Copy/paste these into your RFQ email:
- Facility & capability: Do you own the production line(s) or outsource? Which steps are in-house?
- Sampling: What is your sample lead time? What tests do you run on samples before shipping?
- QC proof: Can you share your QC checklist and defect classification (critical/major/minor)?
- Traceability: How do you label lots and link them to component batches?
- Compliance docs: Can you provide battery transport documentation and relevant test summaries?
- Change control: How do you notify customers about component or process changes?
- Warranty/DOA policy: What is your DOA threshold and replacement/credit process?
- Lead time & buffers: What’s your standard production lead time and peak-season constraint?
7) Pricing, MOQ, Lead Time: What Good Looks Like
Pricing isn’t just “unit cost.” It’s the total cost of stable supply:
- MOQ structure: A good supplier offers a realistic pilot MOQ before scale, with clear tier pricing.
- Lead time clarity: Expect separate timelines for sampling, packaging proofing, and production.
- Spec stability: The cheapest quote often hides component swaps later—ask about change control.
Also remember: enforcement and shipping restrictions can change your true landed cost (carrier options, B2B routing, paperwork).
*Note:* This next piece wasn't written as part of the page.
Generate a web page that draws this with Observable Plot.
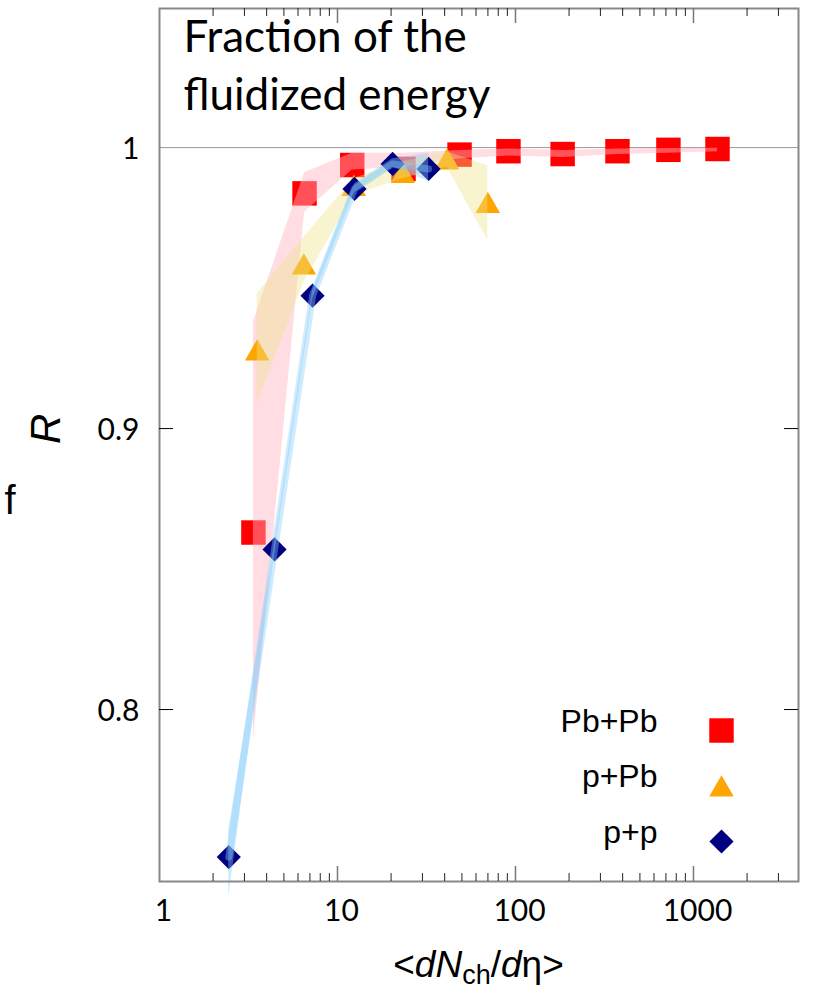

Build buffers into your plan—especially if you sell across state or country borders.
8) Red Flags (Walk Away)
- Refuses to provide a real factory address or won’t do a video walkthrough.
- No QC checklist, no defect definitions, no sampling plan—just “don’t worry.”
- Can’t explain lot traceability or change control.
- Can’t provide battery transport documentation when asked.
- Pricing is dramatically below market with vague specs (“same as others”).
- Pushes you to skip sampling to “save time.”
9) A Simple Scorecard You Can Use Today
Score each candidate 1–5 (5 is best). If any “Compliance Docs” or “Traceability” scores under 3, pause before ordering.
| Category | What “Good” Looks Like | Score (1–5) |
|---|---|---|
| Factory proof | Verifiable facility + walkthrough + clear in-house steps | |
| QC system | Documented checklist, sampling plan, defect definitions | |
| Traceability | Lot coding tied to component and production batches | |
| Compliance docs | Market-relevant docs + battery transport/test documentation | |
| Sampling speed | Fast samples with test results (not just “a unit in a box”) | |
| Commercial terms | Clear MOQs, tier pricing, DOA/warranty policy | |
| Local advantage | Domestic stock, fast support, or local pack-out/assembly |
10) Next Steps: Shortlist → Samples → Scale
- Shortlist 3–5 candidates using “manufacturer-intent” search terms and legitimacy checks.
- Request samples + QC evidence (not just photos).
- Run a pilot order with defined acceptance criteria and lot traceability.
- Scale only after stability—repeatable lots beat “one perfect shipment.”
If you want to move faster without sacrificing control, start from proven in-stock platforms and iterate from there. Many brands begin with ready-to-brand options, then transition into customization once the spec is stable and demand is proven.
FAQ
Is a “local manufacturer” always better?
Not always. Local inventory and support can be a huge advantage, but the best partner is the one with strong documentation, repeatable QC, and clear compliance for your target markets.
How do I verify someone is a real manufacturer?
Ask for a facility walkthrough, QC documentation, and traceability explanations. A real manufacturer can show process control, not just a product list.
What documents should I request first?
Start with: spec sheet, QC checklist, sampling plan, lot traceability approach, and battery transport documentation (where applicable). Then add market-specific compliance requirements based on where you sell.